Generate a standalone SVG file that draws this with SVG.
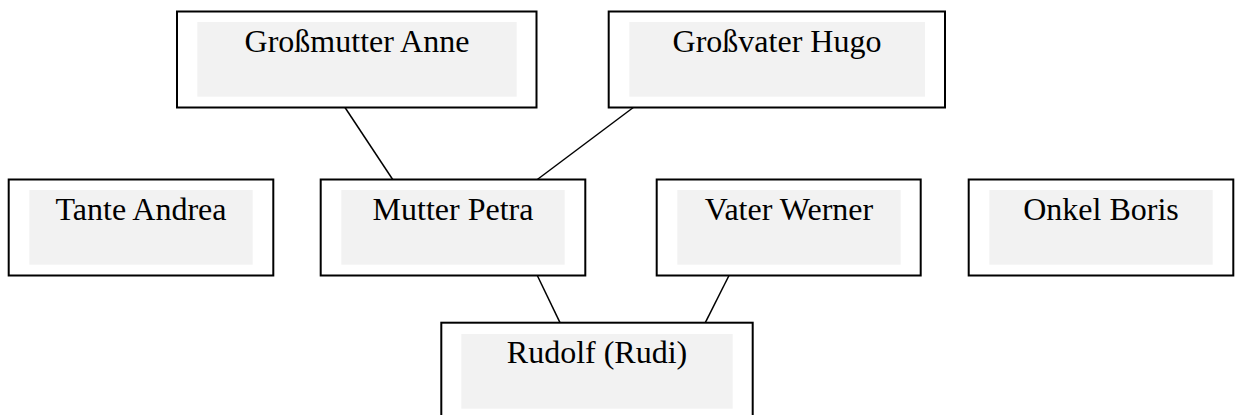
<svg xmlns="http://www.w3.org/2000/svg" width="1235" height="415" viewBox="0 0 1235 415">
<style>
.box{fill:#ffffff;stroke:#000000;stroke-width:2}
.inner{fill:#f2f2f2;stroke:none}
.lbl{font-family:"Liberation Serif","Times New Roman",serif;font-size:32px;fill:#000000;text-anchor:middle}
.con{stroke:#000000;stroke-width:1.5;fill:none}
</style>
<rect width="1235" height="415" fill="#ffffff"/>
<g id="connectors">
<line class="con" x1="345" y1="107.5" x2="392.7" y2="179.5"/>
<line class="con" x1="633.3" y1="107.5" x2="537.3" y2="179.5"/>
<line class="con" x1="537.3" y1="275.5" x2="560" y2="322.7"/>
<line class="con" x1="729" y1="275.5" x2="705.3" y2="322.7"/>
</g>
<g id="grossmutter-anne">
<rect class="box" x="177" y="11.5" width="359.5" height="96"/>
<rect class="inner" x="197.3" y="22" width="319.4" height="74.7"/>
<text class="lbl" x="357" y="51.5">Großmutter Anne</text>
</g>
<g id="grossvater-hugo">
<rect class="box" x="608.7" y="11.5" width="336.3" height="96"/>
<rect class="inner" x="629.3" y="22" width="295.7" height="74.7"/>
<text class="lbl" x="777" y="51.5">Großvater Hugo</text>
</g>
<g id="tante-andrea">
<rect class="box" x="8.7" y="179.5" width="264.6" height="96"/>
<rect class="inner" x="29.3" y="190" width="223.4" height="74.7"/>
<text class="lbl" x="141" y="220">Tante Andrea</text>
</g>
<g id="mutter-petra">
<rect class="box" x="320.7" y="179.5" width="264.6" height="96"/>
<rect class="inner" x="341.3" y="190" width="223.4" height="74.7"/>
<text class="lbl" x="453" y="220">Mutter Petra</text>
</g>
<g id="vater-werner">
<rect class="box" x="656.7" y="179.5" width="264" height="96"/>
<rect class="inner" x="677.3" y="190" width="223.4" height="74.7"/>
<text class="lbl" x="789" y="220">Vater Werner</text>
</g>
<g id="onkel-boris">
<rect class="box" x="968.7" y="179.5" width="264.6" height="96"/>
<rect class="inner" x="989.3" y="190" width="223.4" height="74.7"/>
<text class="lbl" x="1101" y="220">Onkel Boris</text>
</g>
<g id="rudolf-rudi">
<rect class="box" x="441.3" y="322.7" width="311.4" height="96.3"/>
<rect class="inner" x="461.3" y="334" width="271.4" height="74.7"/>
<text class="lbl" x="597" y="363">Rudolf (Rudi)</text>
</g>
</svg>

○ ○ ○ ○ ○ ○ ○

» **Exercise description**
Repeat the full listing above exactly, with no pictures in the copy.

» **Exercise answer**
Generate a standalone SVG file that draws this with SVG.
<svg xmlns="http://www.w3.org/2000/svg" width="1235" height="415" viewBox="0 0 1235 415">
<style>
.box{fill:#ffffff;stroke:#000000;stroke-width:2}
.inner{fill:#f2f2f2;stroke:none}
.lbl{font-family:"Liberation Serif","Times New Roman",serif;font-size:32px;fill:#000000;text-anchor:middle}
.con{stroke:#000000;stroke-width:1.5;fill:none}
</style>
<rect width="1235" height="415" fill="#ffffff"/>
<g id="connectors">
<line class="con" x1="345" y1="107.5" x2="392.7" y2="179.5"/>
<line class="con" x1="633.3" y1="107.5" x2="537.3" y2="179.5"/>
<line class="con" x1="537.3" y1="275.5" x2="560" y2="322.7"/>
<line class="con" x1="729" y1="275.5" x2="705.3" y2="322.7"/>
</g>
<g id="grossmutter-anne">
<rect class="box" x="177" y="11.5" width="359.5" height="96"/>
<rect class="inner" x="197.3" y="22" width="319.4" height="74.7"/>
<text class="lbl" x="357" y="51.5">Großmutter Anne</text>
</g>
<g id="grossvater-hugo">
<rect class="box" x="608.7" y="11.5" width="336.3" height="96"/>
<rect class="inner" x="629.3" y="22" width="295.7" height="74.7"/>
<text class="lbl" x="777" y="51.5">Großvater Hugo</text>
</g>
<g id="tante-andrea">
<rect class="box" x="8.7" y="179.5" width="264.6" height="96"/>
<rect class="inner" x="29.3" y="190" width="223.4" height="74.7"/>
<text class="lbl" x="141" y="220">Tante Andrea</text>
</g>
<g id="mutter-petra">
<rect class="box" x="320.7" y="179.5" width="264.6" height="96"/>
<rect class="inner" x="341.3" y="190" width="223.4" height="74.7"/>
<text class="lbl" x="453" y="220">Mutter Petra</text>
</g>
<g id="vater-werner">
<rect class="box" x="656.7" y="179.5" width="264" height="96"/>
<rect class="inner" x="677.3" y="190" width="223.4" height="74.7"/>
<text class="lbl" x="789" y="220">Vater Werner</text>
</g>
<g id="onkel-boris">
<rect class="box" x="968.7" y="179.5" width="264.6" height="96"/>
<rect class="inner" x="989.3" y="190" width="223.4" height="74.7"/>
<text class="lbl" x="1101" y="220">Onkel Boris</text>
</g>
<g id="rudolf-rudi">
<rect class="box" x="441.3" y="322.7" width="311.4" height="96.3"/>
<rect class="inner" x="461.3" y="334" width="271.4" height="74.7"/>
<text class="lbl" x="597" y="363">Rudolf (Rudi)</text>
</g>
</svg>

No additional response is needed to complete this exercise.